Karoline Leavitt holds a White House press briefing, January 28, 2025

In the months following the initial surge of reports, the government focused on clarifying the nature of the events and strengthening defensive capabilities. On January 28, 2025, Leavitt (the new White House Press Secretary) conveyed an update from President Trump regarding the drone sightings. She explained that following an investigation, it was determined that the aircraft were primarily FAA-authorized research drones and those operated by hobbyists and private individuals. Leavitt noted that public curiosity contributed to the increase in sightings and affirmed that the drones did not represent a threat.

During a Senate Armed Services Committee hearing in February 2025, General Gregory Guillot stated that the military detected 350 drone incursions over 100 US military bases in 2024. Guillot, head of NORAD and USNORTHCOM, emphasized surveillance risks and argued that existing authorities provided by Title 10 U.S. Code Section 130i should be expanded to cover all military installations and their adjacent areas. Guillot also requested expanding 130i authorities to permit "seamless exchange of data" on drone activity with other agencies like the DHS.

The DoD hosted the second annual Falcon Peak counter-drone evaluation in September 2025. At the event, General Guillot announced a new rapid reaction force to respond to drone incursions over military bases. The force was developed using lessons learned from incursions over military bases, including those part of the 2024 sightings. Guillot stated one of the demonstrated systems, produced by Anduril and including low-collateral kinetic interceptors, would be provided to the response teams.

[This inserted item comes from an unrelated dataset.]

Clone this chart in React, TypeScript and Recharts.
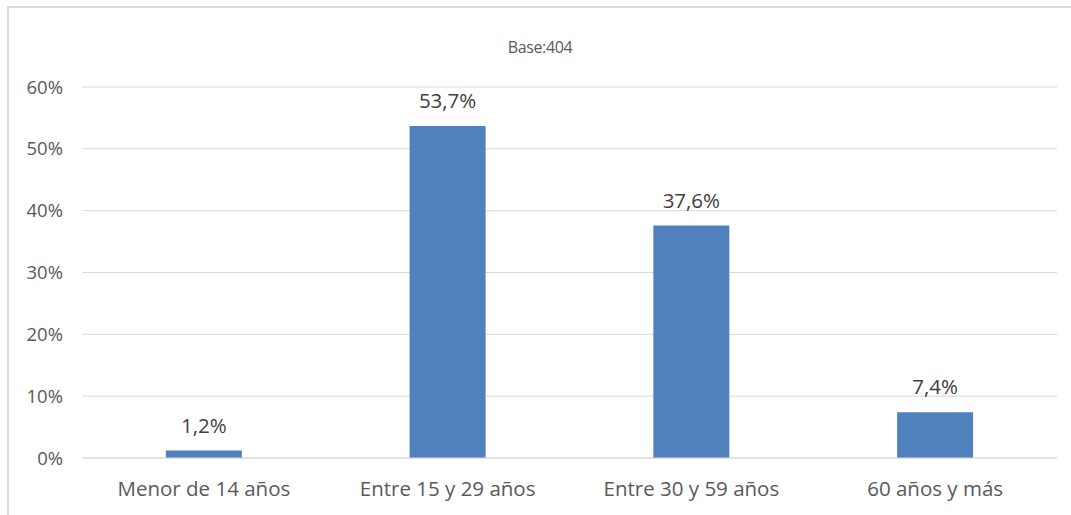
import { Bar, BarChart, CartesianGrid, LabelList, XAxis, YAxis } from 'recharts';

const categories = ['Menor de 14 años', 'Entre 15 y 29 años', 'Entre 30 y 59 años', '60 años y más'];
const shares = [1.2, 53.7, 37.6, 7.4];
const yTicks = [0, 10, 20, 30, 40, 50, 60];

const chartData = categories.map((name, i) => ({ name, value: shares[i] }));

const FONT = '"Open Sans", "Noto Sans", sans-serif';

export default function App() {
  return (
    <div style={{ position: 'absolute', left: 0, top: 0, width: 1071, height: 515, background: '#fff', fontFamily: FONT }}>
      <div
        style={{
          position: 'absolute',
          left: 7,
          top: 6,
          width: 1064,
          height: 509,
          borderTop: '2px solid #d9d9d9',
          borderLeft: '2px solid #d9d9d9',
        }}
      />
      <div
        style={{
          position: 'absolute',
          left: 0,
          width: 1080,
          top: 36,
          textAlign: 'center',
          fontSize: 16,
          color: '#595959',
          fontFamily: FONT,
          letterSpacing: -0.4,
        }}
      >
        Base:404
      </div>
      <BarChart
        width={1071}
        height={515}
        data={chartData}
        margin={{ top: 87, right: 14, left: 0, bottom: 0 }}
        barCategoryGap="34.4%"
        style={{ position: 'absolute', left: 0, top: 0 }}
      >
        <CartesianGrid vertical={false} stroke="#d9d9d9" strokeWidth={1} />
        <XAxis
          dataKey="name"
          height={57}
          axisLine={{ stroke: '#d9d9d9' }}
          tickLine={false}
          tickMargin={17}
          tick={{ fontSize: 20.5, fill: '#595959', fontFamily: FONT }}
          interval={0}
        />
        <YAxis
          width={82}
          domain={[0, 60]}
          ticks={yTicks}
          axisLine={false}
          tickLine={false}
          tickMargin={13}
          tickFormatter={(v: number) => `${v}%`}
          tick={{ fontSize: 18.5, fill: '#595959', fontFamily: FONT }}
        />
        <Bar dataKey="value" fill="#4f81bd" isAnimationActive={false}>
          <LabelList
            dataKey="value"
            position="top"
            offset={18}
            formatter={(v: number) => `${v.toFixed(1).replace('.', ',')}%`}
            style={{ fontSize: 20.5, fill: '#404040', fontFamily: FONT }}
          />
        </Bar>
      </BarChart>
    </div>
  );
}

Legislation related to drone management was introduced in the 119th United States Congress. The "DRONE Act of 2025" would allow law enforcement to use federal grants to acquire and operate drones. As of November 2025, this bill remains in committee and has not been signed into law. Separately, the "DEFENSE Act" would grant state and local law enforcement authority to counter aerial threats at major outdoor gatherings, such as sporting events. This bill also remains in committee as of November 2025. Senator Tom Cotton (who sponsored the "DEFENSE Act") successfully introduced an amendment to the 2026 National Defense Authorization Act, granting the DoD expanded authority to contend with drone threats over military installations.